Whenever he said ‘in it’, he was referring to the ark, which was the means of their deliverance from the flood. Without the ark, Noah and his family would have drowned like everyone else; and the only way for them to be safe from the flood, was by entering the ark. Well, whenever we bring a child to be baptised, or whenever a believing adult is baptised, we confess two things: firstly, just as the people in Noah’s day deserved to be destroyed because of their sins, so we too deserve to be condemned for our sins; but secondly, just as Noah and his family were delivered by the ark, so we’re looking to the Lord Jesus, and we’re trusting in him to deliver us and our children from the punishment we deserve. So, when someone is being baptised, it’s not about removing dirt from the body. Do you see how Peter rules that out in verse 21? Instead, it’s about looking to God to give us a good conscience. And that means we’re looking to God to cleanse our conscience and to forgive our sins for the sake of Christ who died for us, so that when the day of judgment comes, Jesus Christ will carry us safely through.
So, that’s how I interpret this verse: Peter refers to baptism because baptism points us to Christ who alone is able to save us from the coming day of judgment. But why does Peter say this here? Well, he’s been referring to Noah who was saved from the flood by entering the ark. And he wants to press home to his readers — and that means he wants to press home to us — that the only way to be saved from the coming day of judgment is by turning to Christ. And perhaps we’re only few in number, as Noah and his family were only few in number; nevertheless, just as Noah and his family were saved, so we too will be saved if we trust in him.
Verse 21 ends with a reference to the Lord’s resurrection. And in verse 22 Peter goes on to refer to the Lord’s ascension to heaven, where he now sits at his Father’s side. And look: angels, authorities and powers — whatever other powers there may be — are in submission to him. He rules over all things, in heaven and on earth. And that’s important for Peter’s readers to know: they needed to be re-assured that though the world was against them, and though it seemed the Devil and all his demons were against them, nevertheless Christ their Saviour rules over all; and he will watch over them and help them and strengthen them to stand firm against everyone who stood against them.
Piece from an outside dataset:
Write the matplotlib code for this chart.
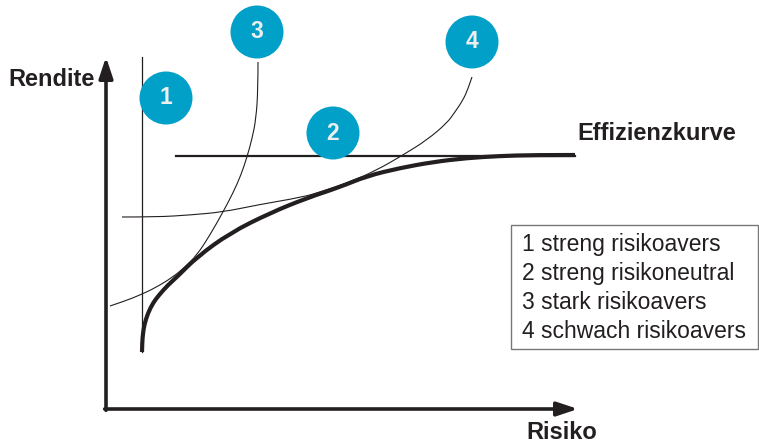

And in every generation, whenever believers are afraid, and whenever they wonder what the future holds, and whenever they worry how the church will survive when an unbelieving world is against us for what we believe, we need to remember and believe that Christ our Saviour is in heaven and rules over all and he’s the one who is able to help us.
And furthermore, we need to remember and believe that just as Christ our Saviour suffered and died for doing good, but afterwards was raised and exalted to heaven, so all who believe in him will also be raised like him and brought at last to our heavenly home. So, we may have to suffer for doing good now, in this life; but just as Christ died and was raised, so all who believe in him will be raised to live with him for ever in glory. So, there’s nothing for us to fear: in this life, we’re always under his protection; and when we die, we’ll be raised like him and will be brought with him into heaven.